Posto isso, NEGO PROVIMENTO à apelação.

É o voto.



E M E N T A

PENAL. PROCESSUAL PENAL. APELAÇÃO CRIMINAL. CRIME CONTRA A ORDEM TRIBUTÁRIA. SONEGAÇÃO FISCAL. ART. 1º, I e II, DA LEI Nº 8.137/90. MATERIALIDADE. AUTORIA. DOLO. DOSIMETRIA DA PENA.

1. Materialidade, autoria e dolo comprovados.

2. O procedimento administrativo fiscal que culminou na lavratura do auto de infração, validamente constituído na esfera administrativa, goza de presunção de legitimidade, veracidade e legalidade. Portanto, a existência de possível vício na constituição do crédito tributário não comporta discussão neste processo, dada a independência das instâncias. O processo penal não é o local adequado para a desconstituição do lançamento tributário.

3. O elemento subjetivo do crime tipificado no art. 1º, I, da Lei nº 8.137/90 é o dolo genérico. O administrador tem o domínio dos fatos tributários empresariais e não pode, convenientemente, sustentar que não teria responsabilidade pela contabilidade ou pelas obrigações tributárias da empresa, atribuindo-as a terceiros.

4. No contexto dos autos, foi comprovado que o apelante agiu de forma livre e consciente, inexistindo qualquer dúvida acerca da sua responsabilidade criminal pelos fatos.  O lançamento de um valor considerável como empréstimo, ao invés de receita - transações completamente distintas e com consequências tributárias diferentes -, infirma qualquer tese de inexistência de dolo, de sorte que não há dúvida de que a omissão de rendimentos não decorreu de negligência ou ignorância, mas do claro objetivo de reduzir a tributação devida.
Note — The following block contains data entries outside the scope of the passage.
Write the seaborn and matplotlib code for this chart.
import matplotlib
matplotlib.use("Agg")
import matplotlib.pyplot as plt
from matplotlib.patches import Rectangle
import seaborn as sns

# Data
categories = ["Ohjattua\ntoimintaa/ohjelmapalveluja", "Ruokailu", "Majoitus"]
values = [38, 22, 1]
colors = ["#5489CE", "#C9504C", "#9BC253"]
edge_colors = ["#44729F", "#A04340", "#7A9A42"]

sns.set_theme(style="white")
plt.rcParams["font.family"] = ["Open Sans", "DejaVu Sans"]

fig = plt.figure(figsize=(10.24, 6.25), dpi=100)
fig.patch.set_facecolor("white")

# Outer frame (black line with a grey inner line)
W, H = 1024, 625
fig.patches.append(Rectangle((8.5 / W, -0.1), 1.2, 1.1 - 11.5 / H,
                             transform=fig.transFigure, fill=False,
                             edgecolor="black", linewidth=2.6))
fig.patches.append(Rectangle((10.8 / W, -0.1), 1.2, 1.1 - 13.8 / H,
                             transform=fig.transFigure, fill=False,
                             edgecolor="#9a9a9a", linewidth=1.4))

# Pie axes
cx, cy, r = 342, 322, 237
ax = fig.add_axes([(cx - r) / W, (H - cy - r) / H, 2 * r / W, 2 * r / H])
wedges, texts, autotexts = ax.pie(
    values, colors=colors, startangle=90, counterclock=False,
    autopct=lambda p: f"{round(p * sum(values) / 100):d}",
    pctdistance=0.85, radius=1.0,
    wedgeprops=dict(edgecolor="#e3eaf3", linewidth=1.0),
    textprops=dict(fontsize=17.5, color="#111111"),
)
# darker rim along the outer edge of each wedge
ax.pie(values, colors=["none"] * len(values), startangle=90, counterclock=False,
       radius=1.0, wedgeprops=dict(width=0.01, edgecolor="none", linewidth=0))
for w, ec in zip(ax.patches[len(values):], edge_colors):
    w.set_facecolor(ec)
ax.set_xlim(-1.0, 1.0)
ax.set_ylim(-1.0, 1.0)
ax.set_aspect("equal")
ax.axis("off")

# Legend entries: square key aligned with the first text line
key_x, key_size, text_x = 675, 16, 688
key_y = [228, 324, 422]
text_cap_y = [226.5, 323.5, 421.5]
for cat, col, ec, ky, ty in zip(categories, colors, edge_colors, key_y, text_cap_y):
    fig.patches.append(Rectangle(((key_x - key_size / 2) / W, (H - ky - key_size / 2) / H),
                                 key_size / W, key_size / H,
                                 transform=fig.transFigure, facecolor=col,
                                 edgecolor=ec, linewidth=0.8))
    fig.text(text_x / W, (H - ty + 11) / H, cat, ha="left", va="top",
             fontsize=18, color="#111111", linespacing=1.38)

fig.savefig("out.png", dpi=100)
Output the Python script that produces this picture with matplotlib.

5. Dosimetria da pena. O apelante possui diversas condenações com trânsito em julgado, anteriores aos fatos desta ação penal, de modo que está correta a fixação da pena-base acima do mínimo legal.

6. Apelação não provida.


  ACÓRDÃO

Vistos e relatados estes autos em que são partes as acima indicadas, a Décima Primeira Turma, por unanimidade, decidiu NEGAR PROVIMENTO à apelação, nos termos do relatório e voto que ficam fazendo parte integrante do presente julgado.